Joseph W. Harris House

Part 3: The second floor

Daniella Thompson

The master bedroom (photo: Daniella Thompson, 2004)

The master bedroom is a half-circle that mirrors the living room on a smaller scale. Joseph Harris’s daughter, Billie Jean D’Anna, informed us at a BAHA reception on 29 August 2004 that while she resided in the house during the late 1930s, the glass wall in the master bedroom was all glass-block, in the same style as the living room. Joanne Goody Sicard, the niece of Joe Harris’s second wife, Frances, lived in the house as a teenager in 1956–57 (her parents rented it from Harris). She also remembered glass block in the bedroom. The conversion to textured glass must have taken place in the 1960s, perhaps at the same time that the ground-floor balcony was enclosed.

Photos: Daniella Thompson, 2004

The master bathroom is a small but opulent room that retains all its original fixtures. Pinkish marble lines the walls and the shower stall, and a darker shade serves for flooring. The medicine cabinet is concealed behind a round mirror and flanked by true-to-style fluorescent lamps. The revolving toothbrush holder is built into the wall, presenting a blank chrome plate until pressed into service.

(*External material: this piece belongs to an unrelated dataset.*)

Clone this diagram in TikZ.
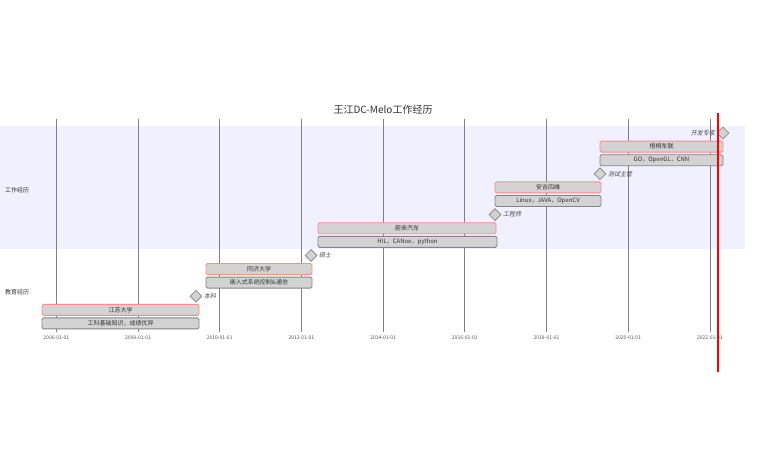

The shower boasts no fewer than five shower heads, of which the lower four are original.

Photo: Daniella Thompson, 2004
    A narrow, crescent-shaped balcony wraps around the master bedroom. It appears that at one time, this balcony could be accessed at both ends, but the doors have subsequently been sealed. In the master bathroom, the wall facing the balcony is mirrored, with a sealed window set in. The four mirrored facets within the window niche bring into play reflections that change with the light. Unfortunately, the bay views have long since been obscured by tall buildings on either side of Hearst Avenue.

Quarter-circle rooflets protect the former doors to the second-floor balcony (photo: Daniella Thompson, 2004)

Photos: Daniella Thompson, 2004

A second bathroom serves the two smaller bedrooms. This room is larger than the master bath, containing a tub. Pink tile covers every surface, including the ceiling. One longitudinal wall is entirely mirror-lined, magnifying the room’s appearance. All the fixtures are identical to those in the master bathroom.

Part One: The Ground Floor

Part Two: The Stairwell

Part Four: Joe Harris at Home

Part Five: Description of the House in 1936


The Joseph W. Harris House was designated a City of Berkeley Landmark on 21 June 1976. It is listed in the California State Historic Resources Inventory.